Mon entrée dans l'eau ne s'est pas passée comme je le l'avais préparée, sans bruit ni éclaboussure. Mon corps s'est pourtant laissé glisser le long du semi-rigide, la corde obligatoire dans ma main gauche et mon caisson étanche dans la main droite. Saisi par la température glacée de l'océan Atlantique, il me fallait rapidement guetter la position des dauphins et les paramètres de mon appareil photo qui affichait un écran de visualisation vierge de toute lumière. Les dauphins sont bien là mais le temps de régler mes ISO manuellement ils auront vite fait de repartir. Pourquoi n'ai-je pas gardé les mêmes réglages que ceux que j'ai préconisés à Isabelle, en conservant l'automatisme de la sensibilité avec une correction d'exposition de moins deux tiers? Le zodiac nous entraîne tel un appât, ma femme à tribord et moi à bâbord grâce à la traction de la corde qui entoure la poignée de mon Ikelite me sciant l'aisselle et le revers du coude. Curieusement la morsure du froid s'est faite oubliér. Les premiers moments fugaces de curiosité des dauphins tachetés ne dureront pas. Il faut déclencher à l'aveugle le caisson à bout de bras. Cette attention permanente m'évite d'estimer les probabilités que la corde s'emmêle dans l'une des deux hélices du bateau. Ces "Spotted dolphins" ne sont pas aussi joueurs que ceux des Bahamas et l'amplitude de mon 18 mm a pour conséquence de les éloigner dans la profondeur de mes images alors que mon 24 mm avait été plébiscité le matin même. Cette reprise de la photographie sous-marine a pour mission de me rappeler systématiquement de vérifier mon matériel et mes paramètres avant de monter sur un bateau.
À force de trop penser aux détails techniques, j'oublie que cette nouvelle rencontre avec la vie sauvage est une célébration de la fin de l'ère Covid, au retour de ce goût salé de l'océan partagé avec ces beautés de la nature. Et dire qu'une guerre absurde provoquée par les frustrations d'un tyran vient de débuter en Ukraine, le pays de nos confrères, les plus européens des slaves. Cette réflexion gâche la fête alors que je pourrais m'en moquer dans ce contexte aquatique incongru. Remontés sur notre embarcation, l'expérience vécue ne suffit pas à nous réchauffer laissant nos dents jouer des castagnettes. Nos frissons se consolent à l'idée d'avoir au moins une image réussie enregistrée dans nos cartes mémoires. Superstition ou pas, nous avons pris l'habitude de ne pas regarder nos clichés après une mise à l'eau préférant laisser planer un doute positif ou s'agit-il peut être de leur laisser le temps de se révéler comme un bon vin. Pour une première sortie, malgré la corde et la température de l'eau, la semaine augure d'autres belles expériences à venir.

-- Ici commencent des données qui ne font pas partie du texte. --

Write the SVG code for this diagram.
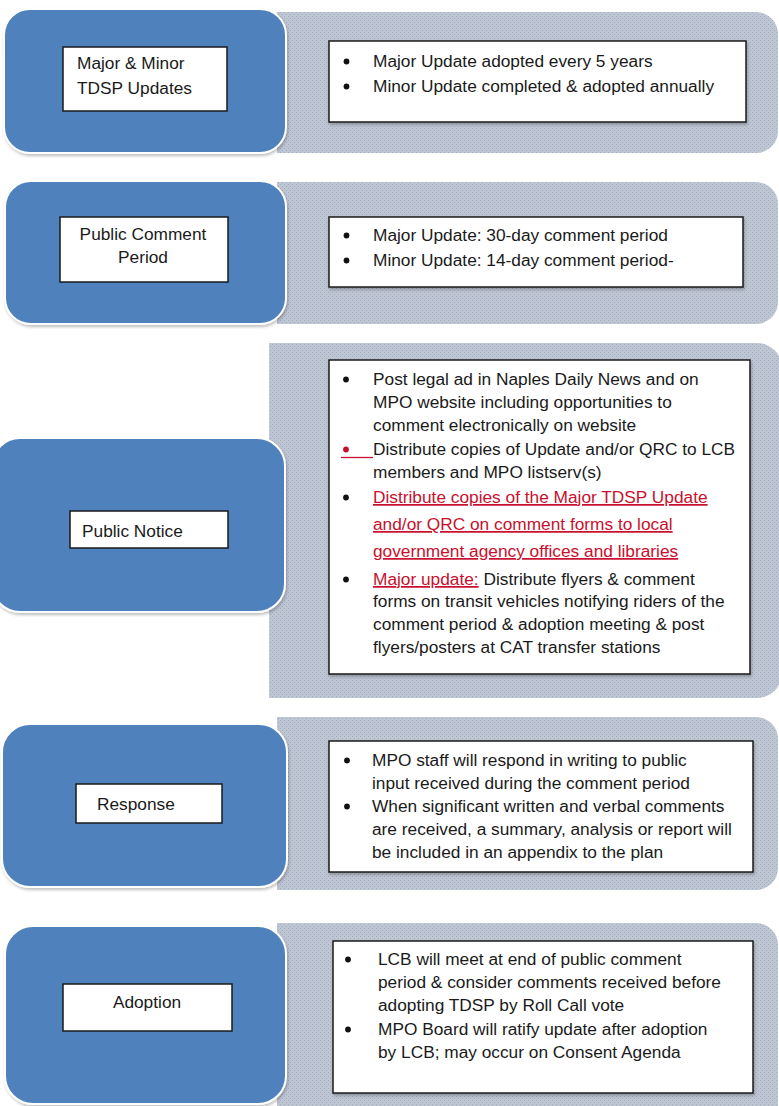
<svg xmlns="http://www.w3.org/2000/svg" width="779" height="1106" viewBox="0 0 779 1106">
<defs>
<pattern id="tex" width="4" height="4" patternUnits="userSpaceOnUse">
<rect width="4" height="4" fill="#bec5d3"/>
<rect x="0" y="0" width="1" height="1" fill="#a4adbf"/>
<rect x="2" y="2" width="1" height="1" fill="#a4adbf"/>
</pattern>
<filter id="sh" x="-5%" y="-5%" width="115%" height="120%">
<feDropShadow dx="1" dy="2" stdDeviation="1.5" flood-color="#000" flood-opacity="0.25"/>
</filter>
</defs>
<style>
.panel{fill:url(#tex);}
.step{fill:#4f81bd;stroke:#ffffff;stroke-width:2;}
.lbl{fill:#ffffff;stroke:#1a1a1a;stroke-width:1.5;}
.box{fill:#ffffff;stroke:#1a1a1a;stroke-width:1.5;}
.b{fill:#111111;}
.rb{fill:#c8102e;}
text{font-family:"Liberation Sans",Arial,sans-serif;font-size:17.3px;fill:#1a1a1a;}
.c{text-anchor:middle;}
.red{fill:#c8102e;}
.u{text-decoration:underline;}
</style>

<g id="connectors"></g>

<!-- Row 1 -->
<g id="panel-updates">
<path class="panel" d="M277,12 H756 A22,22 0 0 1 778,34 V131 A22,22 0 0 1 756,153 H277 Z"/>
<rect class="box" x="329" y="41" width="417" height="81" filter="url(#sh)"/>
<circle class="b" cx="346.5" cy="61.5" r="2.9"/><text x="373" y="67">Major Update adopted every 5 years</text>
<circle class="b" cx="346.5" cy="86.5" r="2.9"/><text x="373" y="92">Minor Update completed &amp; adopted annually</text>
</g>
<g id="node-updates">
<rect class="step" x="4" y="9" width="282" height="144" rx="26" filter="url(#sh)"/>
<rect class="lbl" x="63" y="47" width="164" height="64"/>
<text x="77" y="69">Major &amp; Minor</text>
<text x="77" y="94">TDSP Updates</text>
</g>

<!-- Row 2 -->
<g id="panel-comment">
<path class="panel" d="M277,182 H756 A22,22 0 0 1 778,204 V302 A22,22 0 0 1 756,324 H277 Z"/>
<rect class="box" x="329" y="217" width="414" height="70" filter="url(#sh)"/>
<circle class="b" cx="346.5" cy="235.5" r="2.9"/><text x="373" y="241">Major Update: 30-day comment period</text>
<circle class="b" cx="346.5" cy="260.5" r="2.9"/><text x="373" y="266">Minor Update: 14-day comment period-</text>
</g>
<g id="node-comment">
<rect class="step" x="5" y="181" width="281" height="143" rx="26" filter="url(#sh)"/>
<rect class="lbl" x="60" y="217" width="168" height="65"/>
<text class="c" x="143" y="240">Public Comment</text>
<text class="c" x="143" y="263">Period</text>
</g>

<!-- Row 3 -->
<g id="panel-notice">
<path class="panel" d="M269,343 H757 A25,25 0 0 1 782,368 V673 A25,25 0 0 1 757,698 H269 Z"/>
<rect class="box" x="329" y="360" width="421" height="314" filter="url(#sh)"/>
<circle class="b" cx="346" cy="379.5" r="2.9"/><text x="373" y="385">Post legal ad in Naples Daily News and on</text>
<text x="373" y="408">MPO website including opportunities to</text>
<text x="373" y="431">comment electronically on website</text>
<circle class="rb" cx="346" cy="449.5" r="2.9"/>
<line x1="341" y1="457.5" x2="373" y2="457.5" stroke="#c8102e" stroke-width="1.3"/>
<text x="373" y="455">Distribute copies of Update and/or QRC to LCB</text>
<text x="373" y="478">members and MPO listserv(s)</text>
<circle class="b" cx="346" cy="497.5" r="2.9"/><text class="red u" x="373" y="503">Distribute copies of the Major TDSP Update</text>
<text class="red u" x="373" y="530">and/or QRC on comment forms to local</text>
<text class="red u" x="373" y="557">government agency offices and libraries</text>
<circle class="b" cx="346" cy="579.5" r="2.9"/><text x="373" y="585"><tspan class="red u">Major update:</tspan> Distribute flyers &amp; comment</text>
<text x="373" y="607">forms on transit vehicles notifying riders of the</text>
<text x="373" y="630">comment period &amp; adoption meeting &amp; post</text>
<text x="373" y="653">flyers/posters at CAT transfer stations</text>
</g>
<g id="node-notice">
<rect class="step" x="-8" y="438" width="293" height="174" rx="28" filter="url(#sh)"/>
<rect class="lbl" x="70" y="511" width="158" height="37"/>
<text x="82" y="537">Public Notice</text>
</g>

<!-- Row 4 -->
<g id="panel-response">
<path class="panel" d="M277,717 H756 A22,22 0 0 1 778,739 V868 A22,22 0 0 1 756,890 H277 Z"/>
<rect class="box" x="329" y="741" width="424" height="131" filter="url(#sh)"/>
<circle class="b" cx="347" cy="760.5" r="2.9"/><text x="372" y="766">MPO staff will respond in writing to public</text>
<text x="372" y="789">input received during the comment period</text>
<circle class="b" cx="347" cy="806.5" r="2.9"/><text x="372" y="812">When significant written and verbal comments</text>
<text x="372" y="835">are received, a summary, analysis or report will</text>
<text x="372" y="858">be included in an appendix to the plan</text>
</g>
<g id="node-response">
<rect class="step" x="2" y="724" width="285" height="163" rx="28" filter="url(#sh)"/>
<rect class="lbl" x="76" y="784" width="146" height="39"/>
<text x="97" y="810">Response</text>
</g>

<!-- Row 5 -->
<g id="panel-adoption">
<path class="panel" d="M277,923 H756 A22,22 0 0 1 778,945 V1120 H277 Z"/>
<rect class="box" x="333" y="941" width="420" height="152" filter="url(#sh)"/>
<circle class="b" cx="348" cy="959.5" r="2.9"/><text x="378" y="965">LCB will meet at end of public comment</text>
<text x="378" y="988">period &amp; consider comments received before</text>
<text x="378" y="1011">adopting TDSP by Roll Call vote</text>
<circle class="b" cx="348" cy="1029.5" r="2.9"/><text x="378" y="1035">MPO Board will ratify update after adoption</text>
<text x="378" y="1058">by LCB; may occur on Consent Agenda</text>
</g>
<g id="node-adoption">
<rect class="step" x="5" y="926" width="281" height="178" rx="28" filter="url(#sh)"/>
<rect class="lbl" x="63" y="984" width="169" height="47"/>
<text class="c" x="147" y="1008">Adoption</text>
</g>
</svg>
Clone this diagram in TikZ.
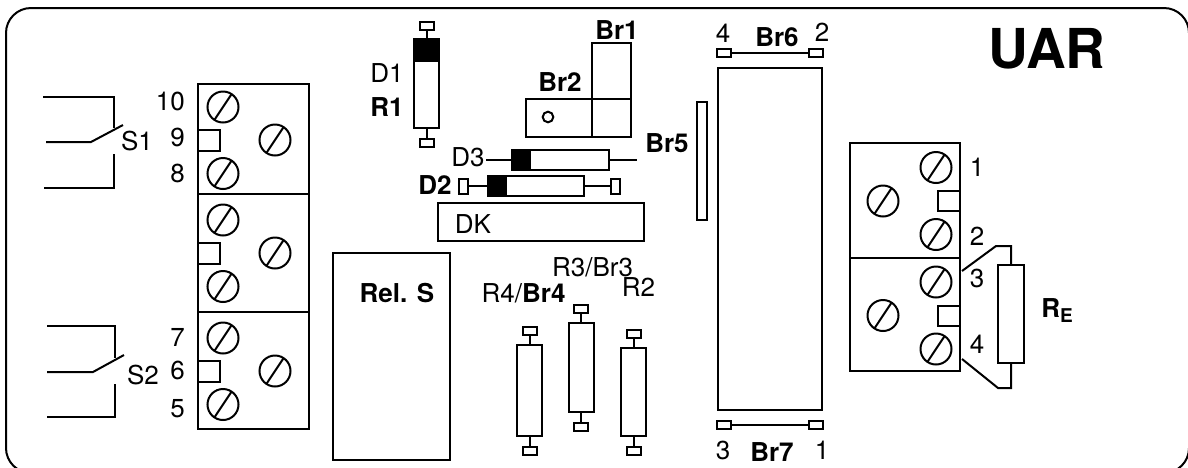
\documentclass[tikz,border=0pt]{standalone}
\usepackage{fontspec}
\setmainfont{TeX Gyre Heros}
\tikzset{
  wire/.style={line width=2pt, line join=miter},
  lab/.style={font=\fontsize{26}{26}\selectfont, inner sep=0pt, text depth=0pt},
  blab/.style={font=\fontsize{26}{26}\selectfont\bfseries, inner sep=0pt, text depth=0pt},
  box/.style={draw, line width=2pt, inner sep=0pt, outer sep=0pt},
  tabbox/.style={box, fill=white, minimum width=14pt, minimum height=8pt},
  vtab/.style={box, fill=white, minimum width=9pt, minimum height=15pt},
  screw/.pic={
    \draw[line width=2pt] (0,0) circle[radius=15.5];
    \draw[line width=2pt] (-8.5,12.8) -- (8.5,-12.8);
  }
}
\begin{document}
\begin{tikzpicture}[x=1pt, y=-1pt]
  \useasboundingbox (0,0) rectangle (1188,467);
  \clip (0,0) rectangle (1188,467);
  \draw[wire, rounded corners=25pt] (6,8) rectangle (1189,473);

  % switches
  \coordinate (sa1) at (43,97);   \coordinate (sa2) at (114,97);  \coordinate (sa3) at (114,128);
  \coordinate (sb1) at (46,142);  \coordinate (sb2) at (91,142);  \coordinate (sb3) at (123,125);
  \coordinate (sc1) at (114,154); \coordinate (sc2) at (114,188); \coordinate (sc3) at (44,188);
  \draw[wire] (sa1) -- (sa2) -- (sa3);
  \draw[wire] (sb1) -- (sb2) -- (sb3);
  \draw[wire] (sc1) -- (sc2) -- (sc3);
  \coordinate (ta1) at (47,326);  \coordinate (ta2) at (115,326); \coordinate (ta3) at (115,358);
  \coordinate (tb1) at (47,372);  \coordinate (tb2) at (93,372);  \coordinate (tb3) at (124,355);
  \coordinate (tc1) at (115,384); \coordinate (tc2) at (115,417); \coordinate (tc3) at (47,417);
  \draw[wire] (ta1) -- (ta2) -- (ta3);
  \draw[wire] (tb1) -- (tb2) -- (tb3);
  \draw[wire] (tc1) -- (tc2) -- (tc3);
  \node[lab] (labS1) at (137,141) {S1};
  \node[lab] (labS2) at (143,375) {S2};

  % left terminal strip
  \draw[wire] (198,84) rectangle (309,429);
  \draw[wire] (198,194) -- (309,194) (198,312) -- (309,312);
  \foreach \y in {140,253,371} {
    \draw[wire] (198,\y-10) -- (220,\y-10) -- (220,\y+10.5) -- (198,\y+10.5);
    \pic at (223,\y-33) {screw};
    \pic at (223,\y+33.5) {screw};
    \pic at (275,\y) {screw};
  }
  \foreach \t/\x/\y in {10/185/101, 9/185/137, 8/185/173, 7/185/337, 6/185/370, 5/185/408}
    \node[lab, anchor=east] (pin\t) at (\x,\y) {\t};

  % D1 and R1
  \node[box, minimum width=25pt, minimum height=89pt] (bodyD1) at (426.5,83.5) {};
  \fill (414,38) rectangle (439,62);
  \node[tabbox] (tabD1a) at (426.5,25.5) {};
  \node[tabbox] (tabD1b) at (426.5,143) {};
  \draw[wire] (tabD1a) -- (bodyD1.north);
  \draw[wire] (bodyD1.south) -- (tabD1b);
  \node[lab] (labD1) at (387,73) {D1};
  \node[blab] (labR1) at (387,107) {R1};

  % Br1 and Br2
  \draw[wire] (592,99) rectangle (631,43);
  \draw[wire] (526,99) rectangle (631,137);
  \draw[wire] (592,99) -- (592,137);
  \draw[wire] (548,117) circle[radius=5.3];
  \node[blab] (labBr1) at (617,30) {Br1};
  \node[blab] (labBr2) at (560,82) {Br2};

  % D3 and D2
  \node[box, minimum width=97pt, minimum height=20pt] (bodyD3) at (560.5,160) {};
  \fill (511,149.5) rectangle (531,170.5);
  \coordinate (endD3a) at (486,160);
  \coordinate (endD3b) at (637,160);
  \draw[wire] (endD3a) -- (bodyD3.west);
  \draw[wire] (bodyD3.east) -- (endD3b);
  \node[lab] (labD3) at (468,157) {D3};
  \node[box, minimum width=96pt, minimum height=20pt] (bodyD2) at (536,186) {};
  \fill (487,175.5) rectangle (507,196.5);
  \node[vtab] (tabD2a) at (463,186) {};
  \node[vtab] (tabD2b) at (615,186) {};
  \draw[wire] (tabD2a) -- (bodyD2.west);
  \draw[wire] (bodyD2.east) -- (tabD2b);
  \node[blab] (labD2) at (435,185) {D2};

  % DK, Br5, Rel. S
  \draw[wire] (438,203) rectangle (644,241);
  \node[lab] (labDK) at (473,224) {DK};
  \node[blab] (labBr5) at (667,143) {Br5};
  \draw[wire] (697,102) rectangle (707,220);
  \draw[wire] (333,253) rectangle (450,460);
  \node[blab] (labRel) at (397,293) {Rel. S};

  % R4, R3, R2
  \foreach \n/\x/\t/\b in {R4/529.5/345/436, R3/581/323/412, R2/633.5/348/436} {
    \node[box, minimum width=25pt, minimum height={(\b-\t)*1pt}] (body\n) at (\x,{(\t+\b)/2}) {};
    \node[tabbox] (tab\n a) at (\x,{\t-14}) {};
    \node[tabbox] (tab\n b) at (\x,{\b+15}) {};
    \draw[wire] (tab\n a) -- (body\n.north);
    \draw[wire] (body\n.south) -- (tab\n b);
  }
  \node[lab] (labR4) at (523.5,293) {R4/\textbf{Br4}};
  \node[lab] (labR3) at (592.5,267) {R3/Br3};
  \node[lab] (labR2) at (638.5,287) {R2};

  % large board with Br6 and Br7
  \draw[wire] (718,68) rectangle (822,410);
  \node[tabbox] (tabBr6a) at (723.5,53) {};
  \node[tabbox] (tabBr6b) at (815.5,53) {};
  \draw[wire] (tabBr6a) -- (tabBr6b);
  \node[tabbox] (tabBr7a) at (723.5,425) {};
  \node[tabbox] (tabBr7b) at (815.5,425) {};
  \draw[wire] (tabBr7a) -- (tabBr7b);
  \node[lab] (lab4) at (723,33) {4};
  \node[blab] (labBr6) at (777,37) {Br6};
  \node[lab] (lab2) at (822,32) {2};
  \node[lab] (lab3) at (723,450) {3};
  \node[blab] (labBr7) at (772,452) {Br7};
  \node[lab] (lab1) at (822,450) {1};

  \node[inner sep=0pt, text depth=0pt, font=\fontsize{55}{55}\selectfont\bfseries] (labUAR) at (1047,48) {UAR};

  % right terminal strip
  \draw[wire] (850,143) rectangle (960,371);
  \draw[wire] (850,258) -- (960,258);
  \foreach \y in {201,315.5} {
    \draw[wire] (960,\y-10) -- (938,\y-10) -- (938,\y+10) -- (960,\y+10);
    \pic at (936,\y-33.5) {screw};
    \pic at (936,\y+33.5) {screw};
    \pic at (883,\y) {screw};
  }
  \foreach \t/\y in {1/167, 2/236, 3/278, 4/344}
    \node[lab] (rpin\t) at (977,\y) {\t};

  % RE
  \node[box, minimum width=26pt, minimum height=98pt] (bodyRE) at (1011,314) {};
  \coordinate (rea) at (962,271);
  \coordinate (reb) at (996,246);
  \coordinate (rec) at (1011,246);
  \coordinate (red) at (962,359);
  \coordinate (ree) at (998,388);
  \coordinate (ref) at (1011,388);
  \draw[wire] (rea) -- (reb) -- (rec) -- (bodyRE.north);
  \draw[wire] (red) -- (ree) -- (ref) -- (bodyRE.south);
  \node[blab] (labRE) at (1057,308) {R{\fontsize{19}{19}\selectfont\raisebox{-5.5pt}{E}}};
\end{tikzpicture}
\end{document}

Le séjour avait pourtant débuté dans le mauvais temps. Le premier jour, après de rapides tergiversations, nous avions opté pour la forêt de lauriers à Fanal sur les hauteurs à l'Ouest de Madère. Vus sur le catalogue de l'agence de voyage Instagram, des arbres tortueux et photogéniques apparaissant tels des zombies dans la brume. On ne peut pas mieux faire pour créer un décor fantasmagorique. La route elle même est une expédition en temps de brouillard. Impossible de doubler derrière des conducteurs apeurés de ne pas voir la route à plus de 5 mètres devant soi. Le risque de percuter un véhicule en face est inévitable dans ces conditions de visibilité. Alors on prend son mal en patience et on reste derrière en seconde. Sans trop savoir où se trouve le lieu exact au milieu de la brume, je suis un automobiliste indécis et décide de m'engager sur une impasse avec heureusement un parking au bout. Dès les premiers pas aventureux, le spectacle est grandiose. Un décor de cinéma s'offre à nous où les zombies ont été remplacés par des troncs de lauriers. Une vache surgit de nul part. Tout est beau et il est difficile de privilégier un cadrage plutôt qu'un autre. Mon index n'avait rarement autant déclenché, moi qui suis relativement économe dans mes prises de vue.
L'île de Madère serait considérée comme la Hawaï de l'Europe mais comme je ne suis jamais allé à Hawaï, je la conseillerais à tous les randonneurs aguerris qui n'ont pas spécialement un goût prononcé pour la photographie de paysage, sinon ils n'arriveront jamais à destination avant la nuit.